Wildlands Festival is inspired by the beautiful places that surround us and the efforts to protect them. Outlaw Partners, producer of this summer’s Wildlands Festival, is proud to announce that it will be donating a portion of proceeds from the event to three Southwest Montana nonprofits, all of which focus on stewardship of the scenic and natural gems that surround Big Sky and Bozeman.

The selected nonprofits share the same ethos as the Wildlands Festival and its goal to bring attention to the wild and open spaces that surround the community in Southwest Montana.

Are You a Champion of Conservation?

This year, we’re offering a Champion of conservation ticket priced at $2,000, that offers admittance to both nights of the festival in a special reserved area with a prime view of the stage, access to VIP parking, bar and food service and a special gift. Fifty percent of the proceeds are a tax-deductible donation to our three local nonprofits to support our mission to protect and recreate responsibly in the wild and open spaces that surround the Southwest Montana community.

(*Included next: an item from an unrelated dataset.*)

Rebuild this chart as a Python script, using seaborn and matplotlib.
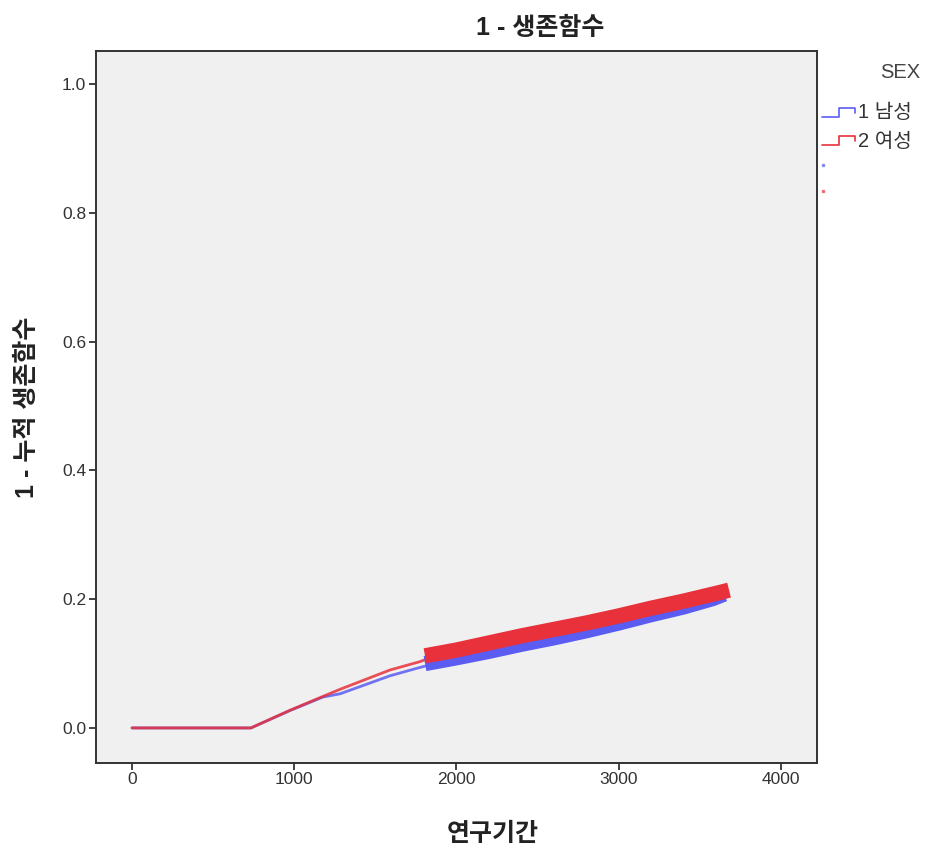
import matplotlib
matplotlib.use("Agg")
import matplotlib.pyplot as plt
from matplotlib.lines import Line2D
import seaborn as sns
import pandas as pd

# ---- data ----
groups = ["1 남성", "2 여성"]
colors = {"1 남성": "#5b5cf2", "2 여성": "#e8313a"}

# thin (uncensored-region) part of the 1 - survival curves
male_time = [0, 733, 974, 1177, 1282, 1590, 1775, 1806]
male_cum = [0.0, 0.0, 0.027, 0.048, 0.053, 0.081, 0.094, 0.096]
female_time = [0, 733, 974, 1177, 1282, 1590, 1775, 1806]
female_cum = [0.0, 0.0, 0.0275, 0.049, 0.060, 0.090, 0.103, 0.106]

# dense censored region (drawn as a thick band of censor marks)
male_cens_time = [1806, 2000, 2200, 2400, 2600, 2800, 3000, 3200, 3400, 3580, 3650]
male_cens_cum = [0.100, 0.109, 0.119, 0.130, 0.140, 0.151, 0.163, 0.176, 0.188, 0.201, 0.208]
female_cens_time = [1806, 2000, 2200, 2400, 2600, 2800, 3000, 3200, 3400, 3600, 3680]
female_cens_cum = [0.112, 0.121, 0.132, 0.143, 0.153, 0.163, 0.174, 0.186, 0.197, 0.209, 0.214]

x_ticks = [0, 1000, 2000, 3000, 4000]
y_ticks = [0.0, 0.2, 0.4, 0.6, 0.8, 1.0]

title = "1 - 생존함수"
x_label = "연구기간"
y_label = "1 - 누적 생존함수"
legend_title = "SEX"

# ---- build frames ----
line_df = pd.concat([
    pd.DataFrame({"t": male_time, "cum": male_cum, "SEX": groups[0]}),
    pd.DataFrame({"t": female_time, "cum": female_cum, "SEX": groups[1]}),
], ignore_index=True)
cens_df = pd.concat([
    pd.DataFrame({"t": male_cens_time, "cum": male_cens_cum, "SEX": groups[0]}),
    pd.DataFrame({"t": female_cens_time, "cum": female_cens_cum, "SEX": groups[1]}),
], ignore_index=True)

sns.set_theme(style="white")
FAM = ["Liberation Sans", "Noto Sans CJK KR", "DejaVu Sans"]
plt.rcParams["font.family"] = FAM

W, H = 926, 855
fig = plt.figure(figsize=(W / 100, H / 100), dpi=100)
L, R, T, B = 96, 817, 50.7, 762.7
ax = fig.add_axes([L / W, 1 - B / H, (R - L) / W, (B - T) / H])
ax.set_facecolor("#f0f0f0")

for g in groups:
    sub = line_df[line_df["SEX"] == g]
    sns.lineplot(data=sub, x="t", y="cum", ax=ax, color=colors[g], lw=2.0,
                 estimator=None, sort=False, alpha=0.85, legend=False)
for g in groups:
    sub = cens_df[cens_df["SEX"] == g]
    sns.lineplot(data=sub, x="t", y="cum", ax=ax, color=colors[g], lw=11,
                 estimator=None, sort=False, legend=False,
                 solid_capstyle="butt", solid_joinstyle="round")

ax.set_xlim(-222, 4222)
ax.set_ylim(-0.054, 1.052)
ax.set_xticks(x_ticks)
ax.set_xticklabels([str(v) for v in x_ticks])
ax.set_yticks(y_ticks)
ax.set_yticklabels([f"{v:.1f}" for v in y_ticks])
ax.tick_params(axis="both", which="major", direction="out", length=5, width=1.3,
               color="#333333", labelsize=12.5, labelcolor="#333333", pad=2,
               left=True, bottom=True)
for s in ax.spines.values():
    s.set_visible(True)
    s.set_color("#333333")
    s.set_linewidth(1.4)
ax.set_xlabel("")
ax.set_ylabel("")
ax.grid(False)

def fx(px):
    return px / W

def fy(py):
    return 1 - py / H

fig.text(fx(540), fy(28), title, ha="center", va="center", fontsize=18,
         fontweight="bold", color="#222222", family=FAM)
fig.text(fx(493), fy(834), x_label, ha="center", va="center", fontsize=18,
         fontweight="bold", color="#222222", family=FAM)
fig.text(fx(27), fy(407), y_label, ha="center", va="center", fontsize=18,
         fontweight="bold", color="#222222", rotation=90, family=FAM)

# legend
fig.text(fx(920), fy(72), legend_title, ha="right", va="center", fontsize=14.5,
         color="#444444", family=FAM)
for i, g in enumerate(groups):
    dy = 28 * i
    xs = [822, 839, 839, 855, 855]
    ys = [117 + dy, 117 + dy, 108 + dy, 108 + dy, 113 + dy]
    fig.add_artist(Line2D([fx(v) for v in xs], [fy(v) for v in ys],
                          color=colors[g], lw=1.2, transform=fig.transFigure))
    fig.text(fx(858), fy(113 + dy), g, ha="left", va="center", fontsize=14.5,
             color="#333333", family=FAM)
    fig.add_artist(Line2D([fx(823)], [fy(165 + 26 * i)], marker="s", markersize=1.5,
                          color=colors[g], lw=0, alpha=0.6,
                          transform=fig.transFigure))

fig.savefig("out.png", dpi=100)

Big Sky Community Organization

Big Sky Community Organization is a nonprofit organization dedicated to facilitating year-round recreational programs, outdoor spaces, and community partnerships that serve all of Big Sky — enhancing access and quality of life for everyone that lives, works, and plays here.

Gallatin River Task Force

The Task Force utilizes the Watershed Approach to resource conservation. In general, the Watershed Approach is tied to a distinct land area or hydrologic boundary, ensures broad stakeholder involvement and inclusivity, is community-based and community-driven, relies on local leadership, encourages collaboration with partners, strives for consensus, and avoids litigation as a conservation strategy.

Gallatin Valley Land Trust

The vision of GVLT is to conserve open space on a scale that maintains the agricultural heritage, healthy and abundant wildlife habitats, clean flowing waters, and the scenic beauty of Montana’s greater Yellowstone region, now and for all future generations, while also developing extensive trail systems that connect communities to their surrounding natural lands and to each other.